REQUIREMENTS: Without the pictures, output the lines of the material from the very first through the one that holds "(FTR) -- (FR);".

SUPPLIED DATA:
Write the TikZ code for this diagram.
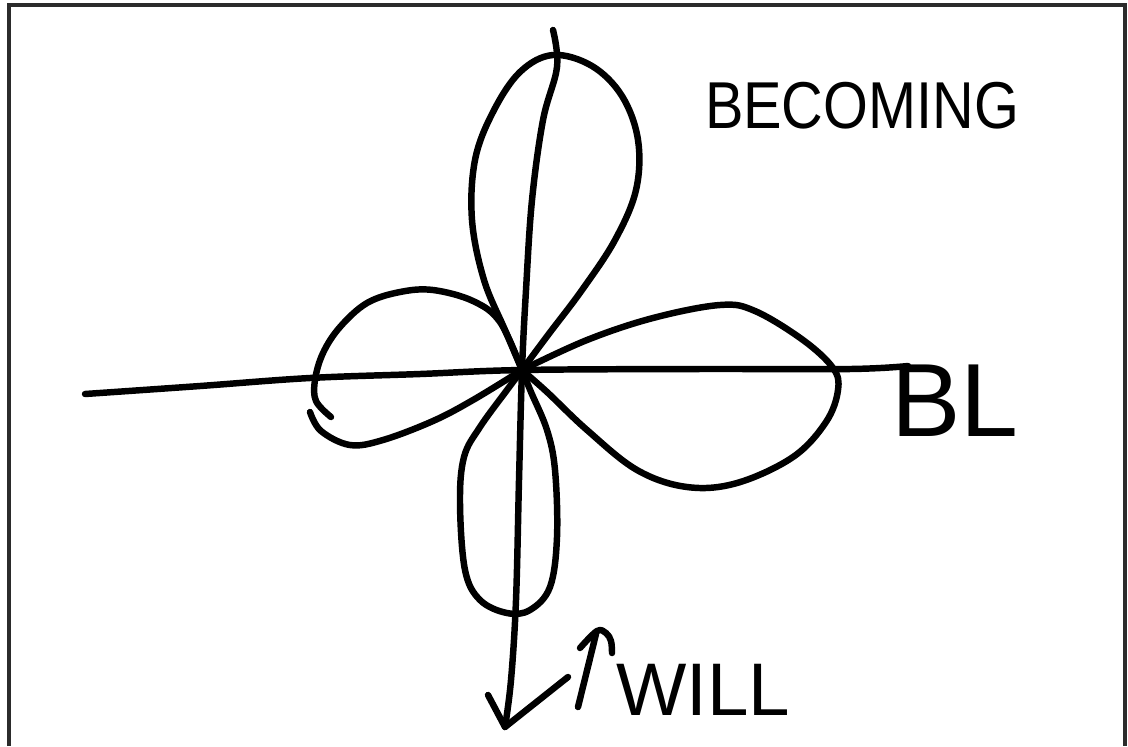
\documentclass[tikz,border=0pt]{standalone}
\usepackage{fontspec}
\setmainfont{Liberation Sans}
\usepackage{tikz}
\usetikzlibrary{calc}
\definecolor{framegray}{HTML}{2B2B2B}

\begin{document}
\begin{tikzpicture}[x=0.025cm,y=-0.025cm,
    pen/.style={line width=4.6pt,line cap=round,line join=round},
    handtext/.style={inner sep=0pt,text=black},
    curve/.style={pen,smooth,tension=0.6}]
    \useasboundingbox (0,0) rectangle (1128,746);
    \fill[white] (0,0) rectangle (1128,746);

    % Frame
    \coordinate (FL) at (9,746);
    \coordinate (FTL) at (9,5);
    \coordinate (FTR) at (1125,5);
    \coordinate (FR) at (1125,746);
    \draw[framegray,line width=2.2pt] (FL) -- (FTL) -- (FTR) -- (FR);

    % Nodes
    \coordinate (O) at (522,370);
    \coordinate (tip) at (505,727);
    \node[handtext,font=\fontsize{41}{41}\selectfont,yscale=1.15] (becoming) at (862,106) {BECOMING};
    \node[handtext,font=\fontsize{74}{74}\selectfont] (bl) at (955,401) {BL};
    \node[handtext,font=\fontsize{53}{53}\selectfont] (will) at (703,690) {WILL};

    % Axes
    \draw[curve] plot coordinates {(85,394) (200,386) (310,378) (420,374) (O) (700,369) (850,369) (908,366)};
    \draw[curve] plot coordinates {(553,30) (557,67) (543,120) (532,200) (526,290) (O) (519,480) (516,600) (511,680) (tip)};
    \draw[pen] (488,695) -- (tip) -- (568,677);

    % Petals
    \draw[curve] plot coordinates {(O) (505,330) (484,280) (472,220) (475,160) (493,112) (520,72) (553,55) (592,66) (622,96) (638,140) (636,190) (615,240) (582,290) (548,335) (O)};
    \draw[curve] plot coordinates {(O) (587,340) (653,318) (720,305) (755,311) (803,340) (833,368) (838,390) (826,422) (793,457) (737,483) (687,487) (637,470) (587,430) (547,392) (O)};
    \draw[curve] plot coordinates {(O) (500,322) (473,301) (433,290) (400,292) (367,303) (340,327) (323,353) (315,380) (316,401) (331,417)};
    \draw[curve] plot coordinates {(310,412) (321,431) (350,445) (383,440) (433,421) (473,400) (O)};
    \draw[curve] plot coordinates {(O) (507,390) (480,427) (464,457) (460,503) (465,570) (480,600) (507,613) (530,610) (550,587) (557,537) (555,470) (547,430) (531,392) (O)};

    % Arrow next to WILL
    \draw[pen] (578,707) -- (596,634);
    \draw[curve] plot coordinates {(580,648) (597,631) (606,633) (611,641) (612,653)};
\end{tikzpicture}
\end{document}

RESULT OF THIS TASK:
Write the TikZ code for this diagram.
\documentclass[tikz,border=0pt]{standalone}
\usepackage{fontspec}
\setmainfont{Liberation Sans}
\usepackage{tikz}
\usetikzlibrary{calc}
\definecolor{framegray}{HTML}{2B2B2B}

\begin{document}
\begin{tikzpicture}[x=0.025cm,y=-0.025cm,
    pen/.style={line width=4.6pt,line cap=round,line join=round},
    handtext/.style={inner sep=0pt,text=black},
    curve/.style={pen,smooth,tension=0.6}]
    \useasboundingbox (0,0) rectangle (1128,746);
    \fill[white] (0,0) rectangle (1128,746);

    % Frame
    \coordinate (FL) at (9,746);
    \coordinate (FTL) at (9,5);
    \coordinate (FTR) at (1125,5);
    \coordinate (FR) at (1125,746);
    \draw[framegray,line width=2.2pt] (FL) -- (FTL) -- (FTR) -- (FR);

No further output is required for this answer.